:: GIVEN EXERCISE ::
With the images removed, repeat the data below exactly.

════

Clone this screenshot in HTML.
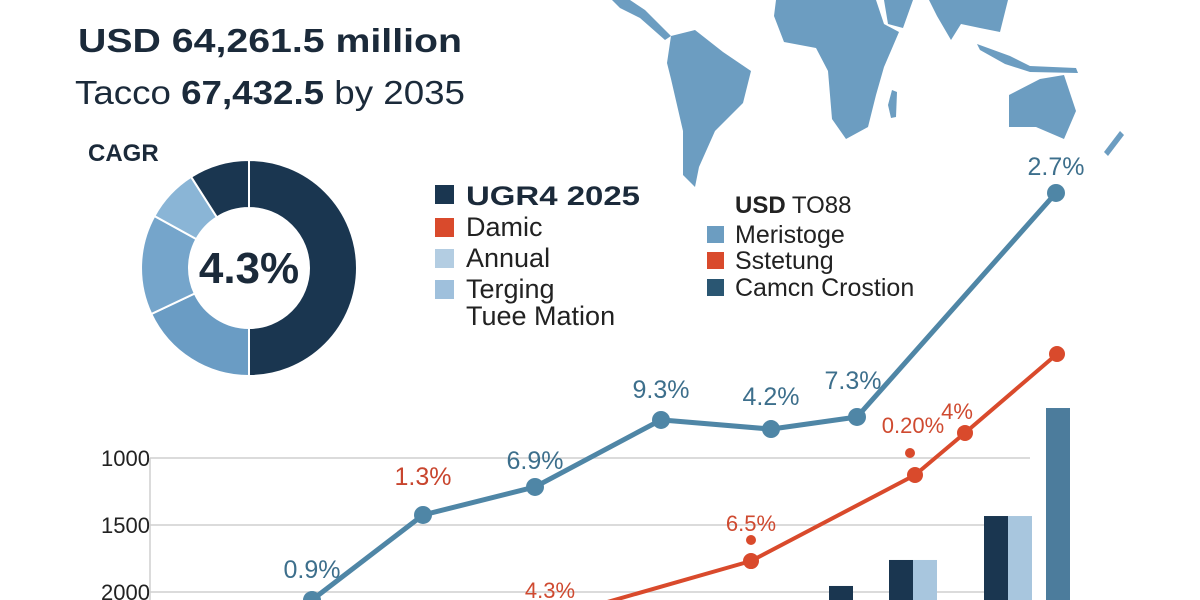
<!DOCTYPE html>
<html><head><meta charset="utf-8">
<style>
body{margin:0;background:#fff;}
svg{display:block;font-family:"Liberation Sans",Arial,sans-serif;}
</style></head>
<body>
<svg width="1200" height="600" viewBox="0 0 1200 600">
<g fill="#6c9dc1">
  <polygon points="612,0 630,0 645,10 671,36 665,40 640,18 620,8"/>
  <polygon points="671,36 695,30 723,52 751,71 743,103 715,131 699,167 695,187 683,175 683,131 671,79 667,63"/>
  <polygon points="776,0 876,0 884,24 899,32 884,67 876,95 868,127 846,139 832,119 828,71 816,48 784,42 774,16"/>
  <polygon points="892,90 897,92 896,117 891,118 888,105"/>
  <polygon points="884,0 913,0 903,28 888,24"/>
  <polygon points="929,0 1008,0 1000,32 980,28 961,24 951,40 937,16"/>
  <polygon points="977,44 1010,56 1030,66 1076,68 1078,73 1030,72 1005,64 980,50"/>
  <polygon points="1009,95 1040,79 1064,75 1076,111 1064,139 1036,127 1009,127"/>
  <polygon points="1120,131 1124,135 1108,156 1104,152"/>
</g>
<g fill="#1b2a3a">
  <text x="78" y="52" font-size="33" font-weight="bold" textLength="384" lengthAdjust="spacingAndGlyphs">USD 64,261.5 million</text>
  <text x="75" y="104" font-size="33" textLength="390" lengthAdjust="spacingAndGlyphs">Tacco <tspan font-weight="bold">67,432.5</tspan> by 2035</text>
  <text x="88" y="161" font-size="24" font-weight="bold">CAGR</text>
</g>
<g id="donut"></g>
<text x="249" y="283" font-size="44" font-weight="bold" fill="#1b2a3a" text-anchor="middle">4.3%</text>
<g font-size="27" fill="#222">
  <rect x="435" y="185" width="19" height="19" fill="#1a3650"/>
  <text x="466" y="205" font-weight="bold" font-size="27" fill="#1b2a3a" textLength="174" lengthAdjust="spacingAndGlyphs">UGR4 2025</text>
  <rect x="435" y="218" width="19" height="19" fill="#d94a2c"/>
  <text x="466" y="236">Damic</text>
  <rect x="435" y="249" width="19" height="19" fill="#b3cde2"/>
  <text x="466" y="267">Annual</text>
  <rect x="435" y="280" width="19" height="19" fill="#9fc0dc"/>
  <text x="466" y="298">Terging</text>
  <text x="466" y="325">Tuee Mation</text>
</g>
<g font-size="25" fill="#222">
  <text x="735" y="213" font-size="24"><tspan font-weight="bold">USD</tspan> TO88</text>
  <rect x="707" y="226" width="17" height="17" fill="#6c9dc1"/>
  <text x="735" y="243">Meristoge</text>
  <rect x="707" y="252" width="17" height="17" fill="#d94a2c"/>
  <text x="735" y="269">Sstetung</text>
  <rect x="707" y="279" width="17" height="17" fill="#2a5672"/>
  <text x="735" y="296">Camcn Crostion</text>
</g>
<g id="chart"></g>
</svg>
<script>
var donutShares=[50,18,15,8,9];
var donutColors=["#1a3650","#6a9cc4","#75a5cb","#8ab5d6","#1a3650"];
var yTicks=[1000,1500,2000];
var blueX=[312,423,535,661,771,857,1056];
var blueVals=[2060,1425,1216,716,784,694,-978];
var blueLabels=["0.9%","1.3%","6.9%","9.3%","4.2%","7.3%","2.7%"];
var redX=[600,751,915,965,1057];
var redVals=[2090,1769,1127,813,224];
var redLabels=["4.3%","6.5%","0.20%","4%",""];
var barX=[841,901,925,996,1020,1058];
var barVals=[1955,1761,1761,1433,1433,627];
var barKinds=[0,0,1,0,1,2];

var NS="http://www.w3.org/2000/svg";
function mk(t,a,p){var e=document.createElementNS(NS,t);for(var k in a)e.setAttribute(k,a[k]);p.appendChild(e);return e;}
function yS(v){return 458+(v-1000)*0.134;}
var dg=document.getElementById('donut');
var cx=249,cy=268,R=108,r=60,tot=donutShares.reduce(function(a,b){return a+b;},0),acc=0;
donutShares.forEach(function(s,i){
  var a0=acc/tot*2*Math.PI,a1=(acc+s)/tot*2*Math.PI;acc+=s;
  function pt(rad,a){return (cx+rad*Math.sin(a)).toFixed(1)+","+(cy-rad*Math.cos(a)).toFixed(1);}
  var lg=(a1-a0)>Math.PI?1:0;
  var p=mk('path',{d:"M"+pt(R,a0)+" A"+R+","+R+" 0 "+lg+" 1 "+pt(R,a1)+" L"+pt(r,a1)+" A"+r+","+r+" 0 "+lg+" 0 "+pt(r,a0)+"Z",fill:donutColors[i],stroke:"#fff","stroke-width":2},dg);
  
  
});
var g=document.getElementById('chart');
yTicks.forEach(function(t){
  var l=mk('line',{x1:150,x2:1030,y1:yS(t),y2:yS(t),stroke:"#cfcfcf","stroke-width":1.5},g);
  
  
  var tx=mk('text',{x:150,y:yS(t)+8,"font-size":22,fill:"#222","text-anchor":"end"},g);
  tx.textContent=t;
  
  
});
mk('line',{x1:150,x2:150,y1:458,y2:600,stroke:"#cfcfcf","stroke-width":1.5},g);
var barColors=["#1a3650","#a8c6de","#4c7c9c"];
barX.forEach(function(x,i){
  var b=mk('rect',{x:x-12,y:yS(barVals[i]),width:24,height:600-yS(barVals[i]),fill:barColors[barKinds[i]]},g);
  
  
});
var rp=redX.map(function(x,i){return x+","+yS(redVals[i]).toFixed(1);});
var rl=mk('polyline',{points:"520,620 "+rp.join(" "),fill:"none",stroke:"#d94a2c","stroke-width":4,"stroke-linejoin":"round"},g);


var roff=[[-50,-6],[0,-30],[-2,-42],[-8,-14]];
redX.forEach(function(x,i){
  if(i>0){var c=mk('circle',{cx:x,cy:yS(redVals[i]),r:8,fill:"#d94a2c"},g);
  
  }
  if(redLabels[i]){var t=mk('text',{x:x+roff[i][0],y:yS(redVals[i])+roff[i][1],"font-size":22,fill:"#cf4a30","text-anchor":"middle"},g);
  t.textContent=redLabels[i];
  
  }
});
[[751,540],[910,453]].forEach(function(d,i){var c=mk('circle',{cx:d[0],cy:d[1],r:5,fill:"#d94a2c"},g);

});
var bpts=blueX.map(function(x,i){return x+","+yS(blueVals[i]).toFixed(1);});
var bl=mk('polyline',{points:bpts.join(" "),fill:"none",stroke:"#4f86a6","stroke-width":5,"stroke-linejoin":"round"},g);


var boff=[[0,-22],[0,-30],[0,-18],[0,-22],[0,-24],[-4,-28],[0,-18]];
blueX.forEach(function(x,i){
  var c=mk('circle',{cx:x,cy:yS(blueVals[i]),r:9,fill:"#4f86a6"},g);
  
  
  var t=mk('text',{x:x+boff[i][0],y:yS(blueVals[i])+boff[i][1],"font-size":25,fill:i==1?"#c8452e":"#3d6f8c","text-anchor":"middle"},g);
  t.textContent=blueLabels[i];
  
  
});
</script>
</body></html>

════

:: ANSWER TO THIS TASK ::
Clone this screenshot in HTML.
<!DOCTYPE html>
<html><head><meta charset="utf-8">
<style>
body{margin:0;background:#fff;}
svg{display:block;font-family:"Liberation Sans",Arial,sans-serif;}
</style></head>
<body>
<svg width="1200" height="600" viewBox="0 0 1200 600">
<g fill="#6c9dc1">
  <polygon points="612,0 630,0 645,10 671,36 665,40 640,18 620,8"/>
  <polygon points="671,36 695,30 723,52 751,71 743,103 715,131 699,167 695,187 683,175 683,131 671,79 667,63"/>
  <polygon points="776,0 876,0 884,24 899,32 884,67 876,95 868,127 846,139 832,119 828,71 816,48 784,42 774,16"/>
  <polygon points="892,90 897,92 896,117 891,118 888,105"/>
  <polygon points="884,0 913,0 903,28 888,24"/>
  <polygon points="929,0 1008,0 1000,32 980,28 961,24 951,40 937,16"/>
  <polygon points="977,44 1010,56 1030,66 1076,68 1078,73 1030,72 1005,64 980,50"/>
  <polygon points="1009,95 1040,79 1064,75 1076,111 1064,139 1036,127 1009,127"/>
  <polygon points="1120,131 1124,135 1108,156 1104,152"/>
</g>
<g fill="#1b2a3a">
  <text x="78" y="52" font-size="33" font-weight="bold" textLength="384" lengthAdjust="spacingAndGlyphs">USD 64,261.5 million</text>
  <text x="75" y="104" font-size="33" textLength="390" lengthAdjust="spacingAndGlyphs">Tacco <tspan font-weight="bold">67,432.5</tspan> by 2035</text>
  <text x="88" y="161" font-size="24" font-weight="bold">CAGR</text>
</g>
<g id="donut"></g>
<text x="249" y="283" font-size="44" font-weight="bold" fill="#1b2a3a" text-anchor="middle">4.3%</text>
<g font-size="27" fill="#222">
  <rect x="435" y="185" width="19" height="19" fill="#1a3650"/>
  <text x="466" y="205" font-weight="bold" font-size="27" fill="#1b2a3a" textLength="174" lengthAdjust="spacingAndGlyphs">UGR4 2025</text>
  <rect x="435" y="218" width="19" height="19" fill="#d94a2c"/>
  <text x="466" y="236">Damic</text>
  <rect x="435" y="249" width="19" height="19" fill="#b3cde2"/>
  <text x="466" y="267">Annual</text>
  <rect x="435" y="280" width="19" height="19" fill="#9fc0dc"/>
  <text x="466" y="298">Terging</text>
  <text x="466" y="325">Tuee Mation</text>
</g>
<g font-size="25" fill="#222">
  <text x="735" y="213" font-size="24"><tspan font-weight="bold">USD</tspan> TO88</text>
  <rect x="707" y="226" width="17" height="17" fill="#6c9dc1"/>
  <text x="735" y="243">Meristoge</text>
  <rect x="707" y="252" width="17" height="17" fill="#d94a2c"/>
  <text x="735" y="269">Sstetung</text>
  <rect x="707" y="279" width="17" height="17" fill="#2a5672"/>
  <text x="735" y="296">Camcn Crostion</text>
</g>
<g id="chart"></g>
</svg>
<script>
var donutShares=[50,18,15,8,9];
var donutColors=["#1a3650","#6a9cc4","#75a5cb","#8ab5d6","#1a3650"];
var yTicks=[1000,1500,2000];
var blueX=[312,423,535,661,771,857,1056];
var blueVals=[2060,1425,1216,716,784,694,-978];
var blueLabels=["0.9%","1.3%","6.9%","9.3%","4.2%","7.3%","2.7%"];
var redX=[600,751,915,965,1057];
var redVals=[2090,1769,1127,813,224];
var redLabels=["4.3%","6.5%","0.20%","4%",""];
var barX=[841,901,925,996,1020,1058];
var barVals=[1955,1761,1761,1433,1433,627];
var barKinds=[0,0,1,0,1,2];

var NS="http://www.w3.org/2000/svg";
function mk(t,a,p){var e=document.createElementNS(NS,t);for(var k in a)e.setAttribute(k,a[k]);p.appendChild(e);return e;}
function yS(v){return 458+(v-1000)*0.134;}
var dg=document.getElementById('donut');
var cx=249,cy=268,R=108,r=60,tot=donutShares.reduce(function(a,b){return a+b;},0),acc=0;
donutShares.forEach(function(s,i){
  var a0=acc/tot*2*Math.PI,a1=(acc+s)/tot*2*Math.PI;acc+=s;
  function pt(rad,a){return (cx+rad*Math.sin(a)).toFixed(1)+","+(cy-rad*Math.cos(a)).toFixed(1);}
  var lg=(a1-a0)>Math.PI?1:0;
  var p=mk('path',{d:"M"+pt(R,a0)+" A"+R+","+R+" 0 "+lg+" 1 "+pt(R,a1)+" L"+pt(r,a1)+" A"+r+","+r+" 0 "+lg+" 0 "+pt(r,a0)+"Z",fill:donutColors[i],stroke:"#fff","stroke-width":2},dg);
  
  
});
var g=document.getElementById('chart');
yTicks.forEach(function(t){
  var l=mk('line',{x1:150,x2:1030,y1:yS(t),y2:yS(t),stroke:"#cfcfcf","stroke-width":1.5},g);
  
  
  var tx=mk('text',{x:150,y:yS(t)+8,"font-size":22,fill:"#222","text-anchor":"end"},g);
  tx.textContent=t;
  
  
});
mk('line',{x1:150,x2:150,y1:458,y2:600,stroke:"#cfcfcf","stroke-width":1.5},g);
var barColors=["#1a3650","#a8c6de","#4c7c9c"];
barX.forEach(function(x,i){
  var b=mk('rect',{x:x-12,y:yS(barVals[i]),width:24,height:600-yS(barVals[i]),fill:barColors[barKinds[i]]},g);
  
  
});
var rp=redX.map(function(x,i){return x+","+yS(redVals[i]).toFixed(1);});
var rl=mk('polyline',{points:"520,620 "+rp.join(" "),fill:"none",stroke:"#d94a2c","stroke-width":4,"stroke-linejoin":"round"},g);


var roff=[[-50,-6],[0,-30],[-2,-42],[-8,-14]];
redX.forEach(function(x,i){
  if(i>0){var c=mk('circle',{cx:x,cy:yS(redVals[i]),r:8,fill:"#d94a2c"},g);
  
  }
  if(redLabels[i]){var t=mk('text',{x:x+roff[i][0],y:yS(redVals[i])+roff[i][1],"font-size":22,fill:"#cf4a30","text-anchor":"middle"},g);
  t.textContent=redLabels[i];
  
  }
});
[[751,540],[910,453]].forEach(function(d,i){var c=mk('circle',{cx:d[0],cy:d[1],r:5,fill:"#d94a2c"},g);

});
var bpts=blueX.map(function(x,i){return x+","+yS(blueVals[i]).toFixed(1);});
var bl=mk('polyline',{points:bpts.join(" "),fill:"none",stroke:"#4f86a6","stroke-width":5,"stroke-linejoin":"round"},g);


var boff=[[0,-22],[0,-30],[0,-18],[0,-22],[0,-24],[-4,-28],[0,-18]];
blueX.forEach(function(x,i){
  var c=mk('circle',{cx:x,cy:yS(blueVals[i]),r:9,fill:"#4f86a6"},g);
  
  
  var t=mk('text',{x:x+boff[i][0],y:yS(blueVals[i])+boff[i][1],"font-size":25,fill:i==1?"#c8452e":"#3d6f8c","text-anchor":"middle"},g);
  t.textContent=blueLabels[i];
  
  
});
</script>
</body></html>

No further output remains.